In recognition of the foregoing, various compositions have been developed which can impart fire retardant/resistant performance to substrates. For example, heat expandable graphite and its use for providing flame resistance is well known in the art and described, for example, in U.S. Pat. No. 3,574,644, the disclosure of which is incorporated herein by reference. Heat expandable graphite is formed by treating crystalline graphite, which is composed of stacks of parallel planes of carbon atoms, with intercalants such as sulfuric acid and/or nitric acid. Since no covalent bonding exists between the planes of the carbon atoms, the intercalant can be inserted therebetween. This allows the intercalant to be positioned within the graphite lattice. When the intercalated graphite is exposed to heat or flame, the inserted molecules decompose and release gases. The graphite layer planes are forced apart by the gas and the graphite expands, thereby creating a low-density, non-burnable, thermal insulation that can reflect a high percentage of heat.

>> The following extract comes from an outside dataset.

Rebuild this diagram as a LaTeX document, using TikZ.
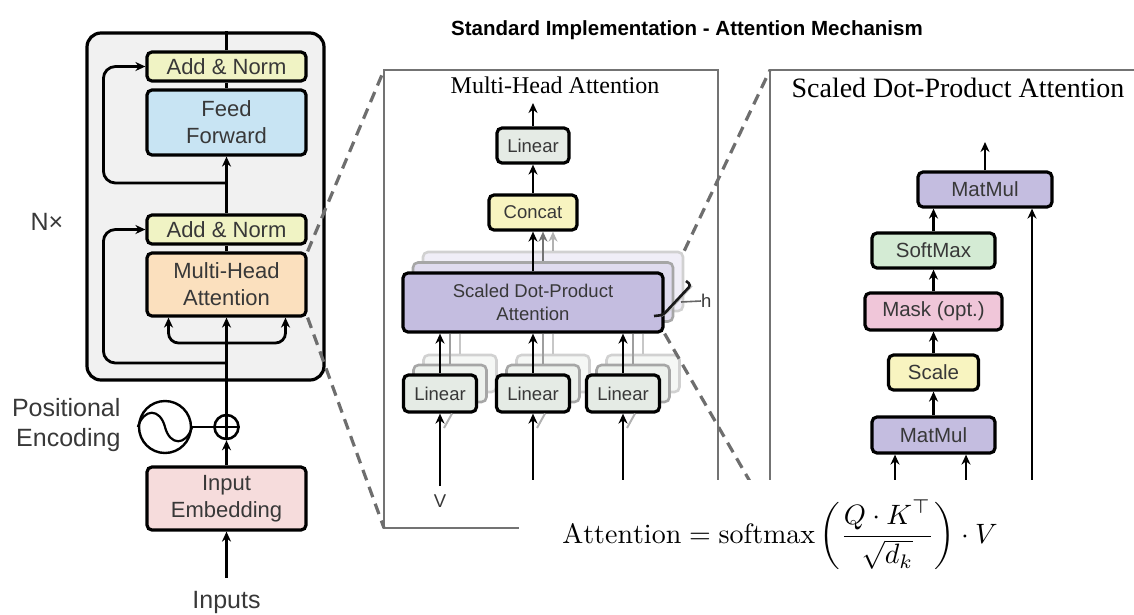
\documentclass[tikz,border=0pt]{standalone}
\usepackage{fontspec}
\usepackage{amsmath}
\usetikzlibrary{arrows.meta,calc}
\newfontfamily\sansf{Liberation Sans}
\newfontfamily\seriff{Liberation Serif}
\definecolor{encgray}{RGB}{241,241,241}
\definecolor{addnorm}{RGB}{240,243,196}
\definecolor{ffblue}{RGB}{200,228,243}
\definecolor{mhaor}{RGB}{251,224,190}
\definecolor{embpink}{RGB}{246,220,220}
\definecolor{lingray}{RGB}{229,235,229}
\definecolor{concaty}{RGB}{248,244,192}
\definecolor{sdpapur}{RGB}{196,189,224}
\definecolor{softg}{RGB}{212,235,212}
\definecolor{maskp}{RGB}{240,198,217}
\definecolor{panelgray}{RGB}{115,115,115}
\definecolor{dashgray}{RGB}{110,110,110}
\tikzset{
 blk/.style={draw=black, line width=3.2pt, rounded corners=5pt, inner sep=0pt, align=center, text=black!78},
 ef/.style={font=\sansf\fontsize{22}{27}\selectfont},
 mf/.style={font=\sansf\fontsize{18.5}{23}\selectfont},
 rf/.style={font=\sansf\fontsize{20.5}{24}\selectfont},
 lf/.style={font=\sansf\fontsize{25}{30}\selectfont, text=black!78},
 arr/.style={line width=2.8pt, -{Stealth[length=10pt,width=9pt]}},
 ln/.style={line width=2.8pt},
 dsh/.style={draw=dashgray, line width=3.2pt, dash pattern=on 11pt off 7pt},
 panel/.style={draw=panelgray, line width=1.8pt},
 ghost/.style={draw, line width=2.6pt, rounded corners=5pt, inner sep=0pt},
}
\begin{document}
\begin{tikzpicture}[x=1pt,y=-1pt]
\useasboundingbox (0,0) rectangle (1134,614);

% title
\node[font=\sansf\bfseries\fontsize{20.5}{24}\selectfont] (title) at (687,30) {Standard Implementation - Attention Mechanism};

% ---------- encoder ----------
\node[draw=black, line width=3.2pt, rounded corners=14pt, fill=encgray, minimum width=237pt, minimum height=347pt] (enc) at (205.5,206.5) {};
\node[blk, ef, fill=addnorm, minimum width=159pt, minimum height=29pt] (an2) at (226.5,66.5) {Add \& Norm};
\node[blk, ef, fill=ffblue, minimum width=159pt, minimum height=65pt] (ff) at (226.5,122.5) {Feed\\Forward};
\node[blk, ef, fill=addnorm, minimum width=159pt, minimum height=29pt] (an1) at (226.5,229.5) {Add \& Norm};
\node[blk, ef, fill=mhaor, minimum width=159pt, minimum height=63pt] (mha) at (226.5,284.5) {Multi-Head\\Attention};
\node[blk, ef, fill=embpink, minimum width=159pt, minimum height=63pt] (emb) at (226.5,498.5) {Input\\Embedding};

\node[circle, draw, line width=2.6pt, minimum size=24pt, inner sep=0pt, fill=white] (plus) at (226.5,427) {};
\draw[line width=2.2pt] (plus.north) -- (plus.south) (plus.west) -- (plus.east);
\node[circle, draw, line width=2.4pt, minimum size=52pt, inner sep=0pt] (pe) at (165,427) {};
\draw[line width=2.2pt] (pe.west) .. controls (144,408) and (160,408) .. (pe.center) .. controls (170,446) and (186,446) .. (pe.east);
\draw[ln] (pe.east) -- (plus.west);

\node[lf] (nx) at (47,222) {N×};
\node[lf, align=right, anchor=east] (pel) at (124,425) {Positional\\Encoding};
\node[lf] (inp) at (226.5,602) {Inputs};

\coordinate (inbot) at (226.5,578);
\draw[arr] (inbot) -- (emb.south);
\draw[arr] (emb.north) -- (plus.south);
\draw[arr] (plus.north) -- (mha.south);
\coordinate (br) at (226.5,343);
\draw[arr, rounded corners=10pt] (br) -| ($(mha.south)+(-58,0)$);
\draw[arr, rounded corners=10pt] (br) -| ($(mha.south)+(59,0)$);
\coordinate (r1) at (226.5,363);
\draw[arr, rounded corners=12pt] (r1) -| ($(an1.west)+(-42,0)$) -- (an1.west);
\coordinate (r2) at (226.5,183);
\draw[arr, rounded corners=12pt] (r2) -| ($(an2.west)+(-42,0)$) -- (an2.west);
\draw[ln] (mha.north) -- (an1.south);
\draw[arr] (an1.north) -- (ff.south);
\draw[ln] (ff.north) -- (an2.south);
\draw[ln] (an2.north) -- (an2.north |- enc.north);

% ---------- middle panel ----------
\coordinate (mpnw) at (384,70);
\coordinate (mpse) at (718,528);
\coordinate (mpsw) at (384,528);
\draw[panel] (mpnw) rectangle (mpse);
\node[font=\seriff\fontsize{24}{28}\selectfont] (mhat) at (555,85) {Multi-Head Attention};

\node[ghost, fill=sdpapur!25, draw=black!18, minimum width=260pt, minimum height=59pt] (sd3) at (553,281.5) {};
\node[ghost, fill=sdpapur!55, draw=black!35, minimum width=260pt, minimum height=59pt] (sd2) at (543,292) {};
\node[blk, mf, fill=sdpapur, minimum width=260pt, minimum height=59pt] (sdpa) at (533,302.5) {Scaled Dot-Product\\Attention};

\node[blk, mf, fill=concaty, minimum width=88pt, minimum height=35pt] (concat) at (533,212.5) {Concat};
\node[blk, mf, fill=lingray, minimum width=72pt, minimum height=35pt] (lin4) at (533,145.5) {Linear};
\coordinate (mhout) at (533,103);
\draw[arr] (lin4.north) -- (mhout);
\draw[arr] (concat.north) -- (lin4.south);
\draw[arr, black!30] (sd3.north) -- (sd3.north |- concat.south);
\draw[arr, black!55] (sd2.north) -- (sd2.north |- concat.south);
\draw[arr] (sdpa.north) -- (concat.south);

\foreach \n/\cx in {1/440,2/533,3/623}{
  \node[ghost, fill=lingray!40, draw=black!18, minimum width=73pt, minimum height=37pt] (l\n c) at (\cx+20,373.5) {};
  \node[ghost, fill=lingray!70, draw=black!35, minimum width=73pt, minimum height=37pt] (l\n b) at (\cx+10,383.5) {};
  \node[blk, mf, fill=lingray, minimum width=73pt, minimum height=37pt] (l\n) at (\cx,393.5) {Linear};
  \draw[ln, black!22] (l\n c.north) -- (l\n c.north |- sdpa.south);
  \draw[ln, black!38] (l\n b.north) -- (l\n b.north |- sdpa.south);
  \draw[arr] (l\n.north) -- (l\n.north |- sdpa.south);
  \coordinate (in\n) at (\cx,486);
  \coordinate (gin\n) at (\cx+4,428);
  \draw[line width=2pt, black!30] (gin\n) -- ($(l\n.south)+(12,0)$);
  \draw[arr] (in\n) -- (l\n.south);
}
\node[mf, text=black!78] (vlab) at (440,501) {V};

% h bracket
\draw[line width=1.6pt, black!25, rounded corners=3pt] (692,286) -- (668,312) -- (662,316);
\draw[line width=2.6pt, black!90, rounded corners=3pt] (686,281) -- (691,285) -- (663,315) -- (654,316);
\coordinate (hb) at (681,302);
\node[mf, anchor=west, inner sep=0pt, text=black!78] (hl) at (701,301) {h};
\draw[line width=1.6pt, black!60] (hb) -- (hl.west);

% ---------- right panel ----------
\coordinate (rpnw) at (770,70);
\coordinate (rpne) at (1140,70);
\coordinate (rpsw) at (770,490);
\draw[panel] (rpne) -- (rpnw) -- (rpsw);
\node[font=\seriff\fontsize{28}{32}\selectfont] (sdt) at (958,88) {Scaled Dot-Product Attention};

\node[blk, rf, fill=sdpapur, minimum width=134pt, minimum height=35pt] (mm2) at (985,189.5) {MatMul};
\node[blk, rf, fill=softg, minimum width=123pt, minimum height=35pt] (sm) at (933.5,250.5) {SoftMax};
\node[blk, rf, fill=maskp, minimum width=137pt, minimum height=37pt] (mask) at (933.5,311.5) {Mask (opt.)};
\node[blk, rf, fill=concaty, minimum width=90pt, minimum height=35pt] (scale) at (933.5,372.5) {Scale};
\node[blk, rf, fill=sdpapur, minimum width=123pt, minimum height=36pt] (mm1) at (933.5,435) {MatMul};
\coordinate (rout) at (985,142);
\draw[arr] (mm2.north) -- (rout);
\draw[arr] (sm.north) -- (sm.north |- mm2.south);
\draw[arr] (mask.north) -- (sm.south);
\draw[arr] (scale.north) -- (mask.south);
\draw[arr] (mm1.north) -- (scale.south);
\coordinate (qin) at (895,495);
\coordinate (kin) at (966,495);
\coordinate (vin) at (1032,495);
\draw[arr] (qin) -- (qin |- mm1.south);
\draw[arr] (kin) -- (kin |- mm1.south);
\draw[arr] (vin) -- (vin |- mm2.south);

% ---------- dashed zoom lines ----------
\draw[dsh] (mha.north east) -- (mpnw);
\draw[dsh] (mha.south east) -- (mpsw);
\draw[dsh] (sd3.north east) -- (rpnw);
\coordinate (dend) at (778,530);
\draw[dsh] (sdpa.south east) -- (dend);

% ---------- formula overlay ----------
\fill[white] (519,480) rectangle (1134,614);
\node (eq) at (780,535) {\scalebox{2.8}{$\displaystyle \mathrm{Attention} = \mathrm{softmax}\left(\frac{Q\cdot K^{\top}}{\sqrt{d_k}}\right)\cdot V$}};
\end{tikzpicture}
\end{document}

U.S. Pat. No. 5,443,894 discloses a fire retardant oriented strand board that includes expandable graphite containing outer layers. The outer layers contain resin bonded wood strands with up to 20% by weight of expandable graphite particles dispersed therein. Upon exposure to external flame, the expandable graphite particles undergo intumescence and increase in volume thereby forming a layer of vermiform expanded graphite. This layer creates a flame barrier for the underlying core layer. However, the use of expandable graphite in the outer layers has been found to cause a "popcorn effect" when such board is exposed to flame. This results in the outer layer fracturing and being blown off the panels. As the outer layer is blown off the panels, noxious gases and fumes, such as sulfur dioxide and nitrogen monoxide are given off.
Another approach for imparting fire resistance to cellulosic materials is disclosed in U.S. Pat. No. 5,434,200. This patent teaches combining finely divided lignocellulosic material with an amount of a magnesium oxychloride and/or magnesium oxysulphate containing latex effective to impart water and fire resistance to the lignocellulosic material. U.S. Pat. No. 5,246,652 discloses a method of producing a wood composite which includes treating a wood composite with a soluble boron compound to provide some degree of fire retardancy. A common drawback with each of these approaches is that high levels of noxious gases are created when the cellulosic materials are exposed to intensive heat and flames.